In this example, isinstance() demonstrates its awareness of inheritance by returning True for both the specific class (Dog) and its superclass (Animal).

Practical Examples

Example 6: Type Validation in a Function

def calculate_area(base, height):
    if not isinstance(base, (int, float)) or not isinstance(height, (int, float)):
        raise ValueError("Base and height must be numeric.")
    
    return 0.5 * base * height

# Example Usage
try:
    result = calculate_area(5, 8)
    print(f"Area: {result}")
except ValueError as e:
    print(f"Error: {e}")

In this example, isinstance() is employed to validate that the parameters passed to a function are numeric.
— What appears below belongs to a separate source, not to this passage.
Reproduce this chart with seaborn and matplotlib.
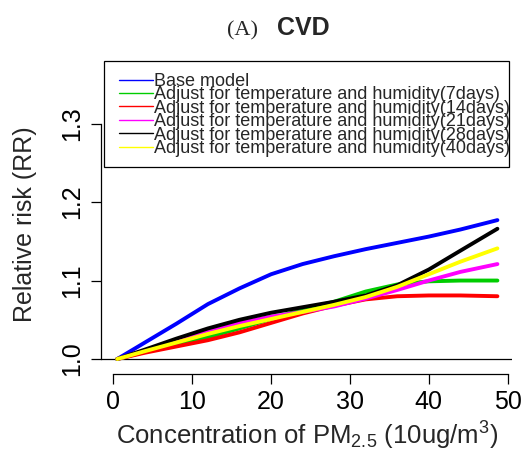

Example 7: Dynamic Function Behavior Based on Type

def process_data(data):
    if isinstance(data, int):
        return data * 2
    elif isinstance(data, str):
        return data.upper()
    elif isinstance(data, list):
        return sum(data)

# Example Usage
print(process_data(10))           # 20
print(process_data("hello"))      # 'HELLO'
print(process_data([1, 2, 3, 4]))  # 10

Here, the behavior of a function dynamically changes based on the type of the input parameter, showcasing the flexibility provided by isinstance().

Conclusion

The type() and isinstance() functions in Python serve as invaluable tools for gaining insights into the types of objects and performing sophisticated type checking, respectively. By mastering these functions, developers can enhance the robustness, flexibility, and clarity of their code. Whether you are validating input parameters, dynamically altering function behavior, or exploring the composition of complex data structures, type() and isinstance() empower you to navigate the dynamic landscape of Python types with confidence. Incorporate these functions into your programming arsenal to unlock a deeper understanding of the data types within your Python projects.